**Record excerpts**
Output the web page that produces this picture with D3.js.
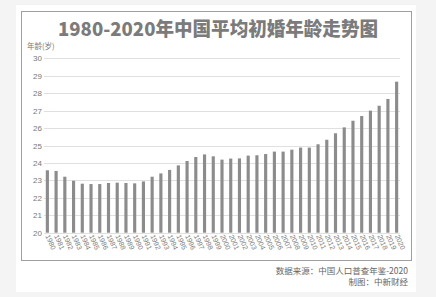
<!DOCTYPE html>
<html>
<head>
<meta charset="utf-8">
<script src="https://cdn.jsdelivr.net/npm/d3@7"></script>
<style>
  body { margin: 0; background: #f4f4f4; }
  svg { display: block; font-family: "Noto Sans CJK SC", "Noto Sans", sans-serif; }
</style>
</head>
<body>
<div id="chart"></div>
<script>
// data
var years = ["1980","1981","1982","1983","1984","1985","1986","1987","1988","1989",
  "1990","1991","1992","1993","1994","1995","1996","1997","1998","1999",
  "2000","2001","2002","2003","2004","2005","2006","2007","2008","2009",
  "2010","2011","2012","2013","2014","2015","2016","2017","2018","2019","2020"];
var ages = [23.58,23.54,23.21,22.98,22.81,22.79,22.79,22.85,22.87,22.85,
  22.83,22.94,23.21,23.40,23.60,23.86,24.11,24.34,24.49,24.38,
  24.19,24.25,24.26,24.42,24.44,24.51,24.65,24.65,24.76,24.88,
  24.88,25.07,25.33,25.70,26.04,26.42,26.69,27.00,27.28,27.67,28.66];
var yTicks = [20,21,22,23,24,25,26,27,28,29,30];

var W = 436, H = 297;

var svg = d3.select("#chart")
  .append("svg")
    .attr("width", W)
    .attr("height", H);

// white card and framed panel
svg.append("rect")
  .attr("x", 16).attr("y", 5)
  .attr("width", 400).attr("height", 287)
  .style("fill", "#ffffff");
svg.append("rect")
  .attr("x", 21.5).attr("y", 11.5)
  .attr("width", 390).attr("height", 249)
  .style("fill", "none")
  .style("stroke", "#a0a0a0")
  .style("stroke-width", 1);

// title
svg.append("text")
  .attr("x", 218).attr("y", 36)
  .attr("text-anchor", "middle")
  .attr("textLength", 320)
  .attr("lengthAdjust", "spacingAndGlyphs")
  .style("font-size", "19px")
  .style("font-weight", 900)
  .style("fill", "#7b7b7b")
  .text("1980-2020年中国平均初婚年龄走势图");

// scales
var x = d3.scaleBand()
  .domain(years)
  .range([43, 401])
  .paddingInner(0.64)
  .paddingOuter(0.32);

var y = d3.scaleLinear()
  .domain([20, 30])
  .range([232.7, 58.3]);

// gridlines
svg.append("g")
  .selectAll("line")
  .data(yTicks)
  .enter()
  .append("line")
    .attr("x1", 44).attr("x2", 400)
    .attr("y1", function (d) { return Math.round(y(d)) + 0.5; })
    .attr("y2", function (d) { return Math.round(y(d)) + 0.5; })
    .style("stroke", "#e0e0e0");

// Y axis labels
var yAxis = svg.append("g")
  .attr("transform", "translate(42,0)")
  .call(d3.axisLeft(y).tickValues(yTicks).tickSize(0).tickPadding(0));
yAxis.select(".domain").remove();
yAxis.selectAll("text")
  .style("font-size", "8px")
  .style("fill", "#777")
  .style("font-family", "'Liberation Sans', Arial, sans-serif");

svg.append("text")
  .attr("x", 27).attr("y", 49)
  .style("font-size", "7.5px")
  .style("fill", "#777")
  .text("年龄(岁)");

// bars
svg.append("g")
  .selectAll("rect")
  .data(ages)
  .enter()
  .append("rect")
    .attr("x", function (d, i) { return x(years[i]); })
    .attr("y", function (d) { return y(d); })
    .attr("width", x.bandwidth())
    .attr("height", function (d) { return y(20) - y(d); })
    .style("fill", "#8c8c8c");

// X axis labels, rotated
var xAxis = svg.append("g")
  .attr("transform", "translate(0,236)")
  .call(d3.axisBottom(x).tickSize(0).tickPadding(0));
xAxis.select(".domain").remove();
xAxis.selectAll("text")
  .attr("text-anchor", "start")
  .attr("dy", "0")
  .attr("y", 0)
  .attr("transform", "translate(-2,0) rotate(66)")
  .style("font-size", "7px")
  .style("fill", "#777")
  .style("font-family", "'Liberation Sans', Arial, sans-serif");

// source note
svg.append("text")
  .attr("x", 408).attr("y", 274)
  .attr("text-anchor", "end")
  .style("font-size", "8.5px")
  .style("fill", "#666")
  .text("数据来源：中国人口普查年鉴-2020");
svg.append("text")
  .attr("x", 408).attr("y", 285)
  .attr("text-anchor", "end")
  .style("font-size", "8.5px")
  .style("fill", "#666")
  .text("制图：中新财经");
</script>
</body>
</html>
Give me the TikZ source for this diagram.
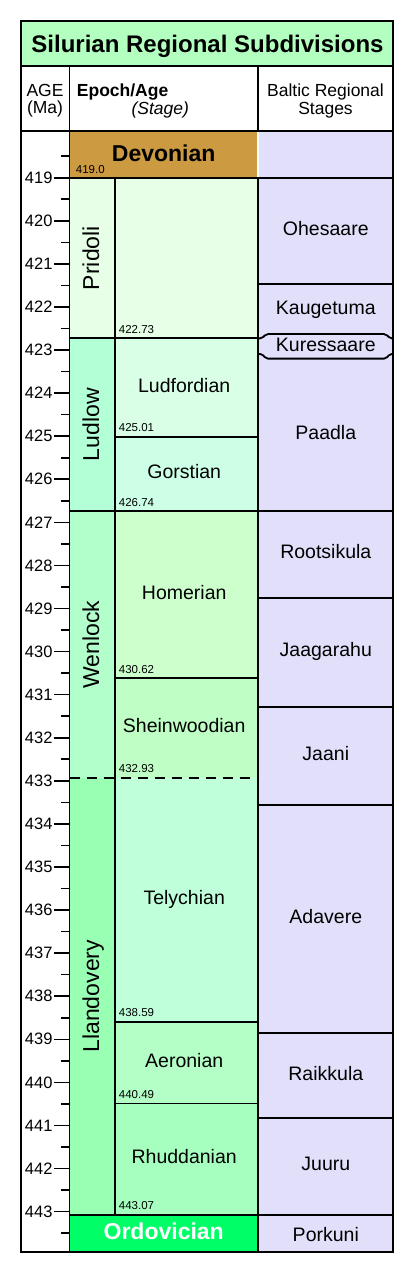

**What the exercise asks**
Tally the lines of the records holding the word "this", then give only the resulting number.

**Answer in full**
2